在与王家兄弟攀谈中,还大言不惭地为自己辩护说“我们科场是朝廷大典,”“就是不顾私亲,也还觉得与心无愧。”
3、欺压和敲诈:
第六回中,严贡生取出一方云片糕来吃,剩下几片,“阁在后鹅板上,半日也不来查点”,而当掌舵驾手“左手扶舵,右手拈来,一片片的送到嘴里了”,严贡生先是“只作不看见”。
直到“船拢了马头”,他便“转身走进舱来,眼张失落的,四周看了一遭”,还明知故问地询问四斗子:“我的药往那里去了?”此时一个装模作样的人物宛然浮现眼前。

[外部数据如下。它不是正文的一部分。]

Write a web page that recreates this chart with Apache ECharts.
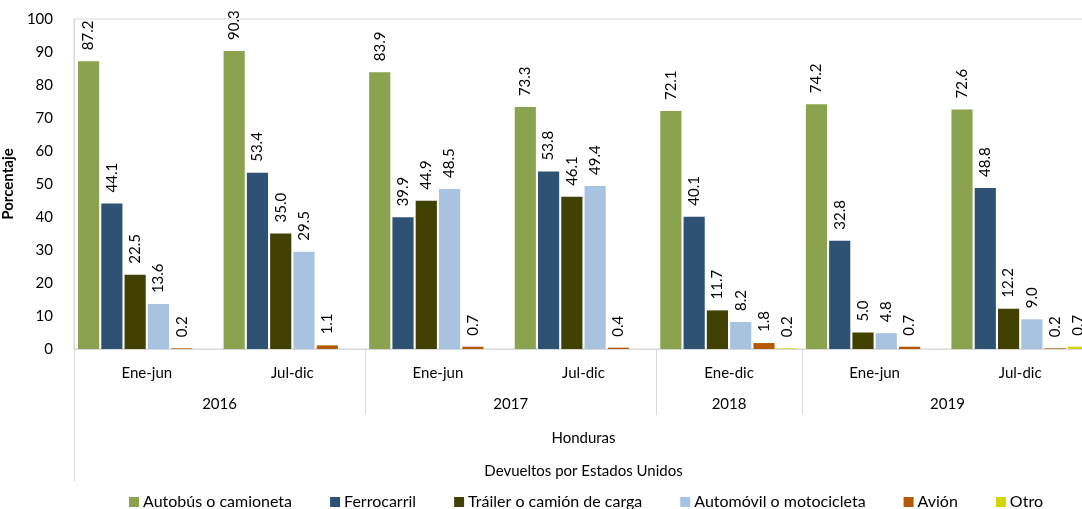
<!DOCTYPE html>
<html>
<head>
<meta charset="utf-8">
<script src="https://cdn.jsdelivr.net/npm/echarts@6/dist/echarts.min.js"></script>
<style>
html,body{margin:0;padding:0;background:#fff;}
#chart{width:1082px;height:509px;}
</style>
</head>
<body>
<div id="chart"></div>
<script>
var periods = ['Ene-jun', 'Jul-dic', 'Ene-jun', 'Jul-dic', 'Ene-dic', 'Ene-jun', 'Jul-dic'];
var years = ['2016', '2017', '2018', '2019'];
var yearSpans = [2, 2, 1, 2];
var yTicks = [0, 10, 20, 30, 40, 50, 60, 70, 80, 90, 100];

var autobus    = [87.2, 90.3, 83.9, 73.3, 72.1, 74.2, 72.6];
var ferrocarril = [44.1, 53.4, 39.9, 53.8, 40.1, 32.8, 48.8];
var trailer    = [22.5, 35.0, 44.9, 46.1, 11.7, 5.0, 12.2];
var automovil  = [13.6, 29.5, 48.5, 49.4, 8.2, 4.8, 9.0];
var avion      = [0.2, 1.1, 0.7, 0.4, 1.8, 0.7, 0.2];
var otro       = [null, null, null, null, 0.2, null, 0.7];

var seriesNames = ['Autobús o camioneta', 'Ferrocarril', 'Tráiler o camión de carga', 'Automóvil o motocicleta', 'Avión', 'Otro'];
var seriesData = [autobus, ferrocarril, trailer, automovil, avion, otro];
var colors = ['#8BA34E', '#2F5173', '#414101', '#A7C3E0', '#B35A03', '#D6D400'];

// half-category slots for the year level (boundaryGap false)
var nSlots = periods.length * 2 + 1;
var yearSlots = [], sepSlots = [], pos = 0;
for (var i = 0; i < nSlots; i++) yearSlots.push('');
for (var j = 0; j < years.length; j++) {
  yearSlots[pos + yearSpans[j]] = years[j];
  pos += yearSpans[j] * 2;
  if (j < years.length - 1) sepSlots.push(pos);
}
var blankSlots = yearSlots.map(function () { return ''; });

var FONT = 'Lato';
var chart = echarts.init(document.getElementById('chart'), null, {renderer: 'canvas'});
var option = {
  animation: false,
  color: colors,
  textStyle: {fontFamily: FONT},
  grid: {left: 74, right: -11, top: 19, bottom: 160, show: true, borderColor: '#D9D9D9', borderWidth: 1,
    containLabel: false, outerBoundsMode: 'none'},
  legend: {
    data: seriesNames,
    left: 124, top: 489,
    icon: 'rect', itemWidth: 10, itemHeight: 10, itemGap: 38,
    textStyle: {fontFamily: FONT, fontSize: 16, color: '#000', padding: [0, 0, 0, -1]}
  },
  xAxis: [
    {
      type: 'category', data: periods,
      axisLine: {show: true, lineStyle: {color: '#D9D9D9', width: 1}},
      axisTick: {show: false},
      axisLabel: {interval: 0, margin: 17, fontSize: 15, color: '#000', fontFamily: FONT},
      name: 'Honduras', nameLocation: 'middle', nameGap: 82,
      nameTextStyle: {fontSize: 15, color: '#000', fontFamily: FONT}
    },
    {
      type: 'category', data: yearSlots, boundaryGap: false, position: 'bottom',
      axisLine: {show: false},
      axisTick: {show: true, length: 66, lineStyle: {color: '#D9D9D9'},
        interval: function (idx) { return sepSlots.indexOf(idx) >= 0; }},
      axisLabel: {interval: 0, margin: 48, fontSize: 15, color: '#000', fontFamily: FONT},
      name: 'Devueltos por Estados Unidos', nameLocation: 'middle', nameGap: 115,
      nameTextStyle: {fontSize: 15, color: '#000', fontFamily: FONT}
    },
    {
      type: 'category', data: blankSlots, boundaryGap: false, position: 'bottom',
      axisLine: {show: false},
      axisTick: {show: true, length: 132, lineStyle: {color: '#D9D9D9'},
        interval: function (idx) { return idx === 0; }},
      axisLabel: {show: false}
    }
  ],
  yAxis: {
    type: 'value', min: yTicks[0], max: yTicks[yTicks.length - 1], interval: yTicks[1] - yTicks[0],
    axisLine: {show: true, lineStyle: {color: '#D9D9D9'}},
    axisTick: {show: false},
    splitLine: {show: false},
    axisLabel: {margin: 21, fontSize: 15, color: '#000', fontFamily: FONT},
    name: 'Porcentaje', nameLocation: 'middle', nameGap: 46,
    nameTextStyle: {fontSize: 15, fontWeight: 'bold', color: '#000', fontFamily: FONT}
  },
  series: seriesNames.map(function (n, k) {
    return {
      name: n, type: 'bar', data: seriesData[k],
      barCategoryGap: '5.5%', barGap: '10%',
      itemStyle: {color: colors[k]},
      label: {
        show: true, position: 'top', rotate: 90, align: 'left', verticalAlign: 'middle',
        distance: 11, fontSize: 15, color: '#000', fontFamily: FONT,
        formatter: function (p) { return p.value == null ? '' : p.value.toFixed(1); }
      }
    };
  })
};
chart.setOption(option);
</script>
</body>
</html>
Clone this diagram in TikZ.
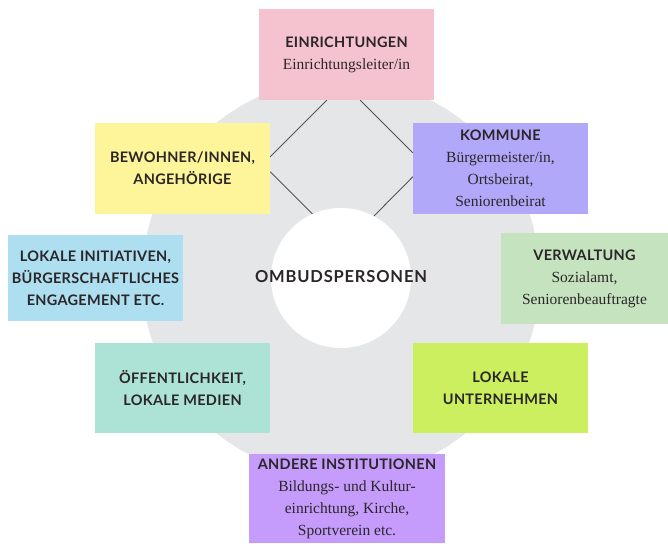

当他“得知”是掌舵的吃了,便“发怒道”:这药是“张老爷在上党做官带了来的人参,同周老爷在四川做官带了来的黄连!”“值几十两银子”,还要写帖子送到“汤老爷衙里,打他几十板子再讲。”
第六回里写他欺凌妾出身的弟妇,企图夺产,闹得人仰马翻,碰巧遇着一个“也是妾生的儿子”的知县支持了他的弟妇,那一场官司,在形式上他是打输了。
但是,第十八回里写出了他活动的结果,“仍然立的是他二令郎,将家私三七分开”,他得七股,实际上他还是得到了胜利。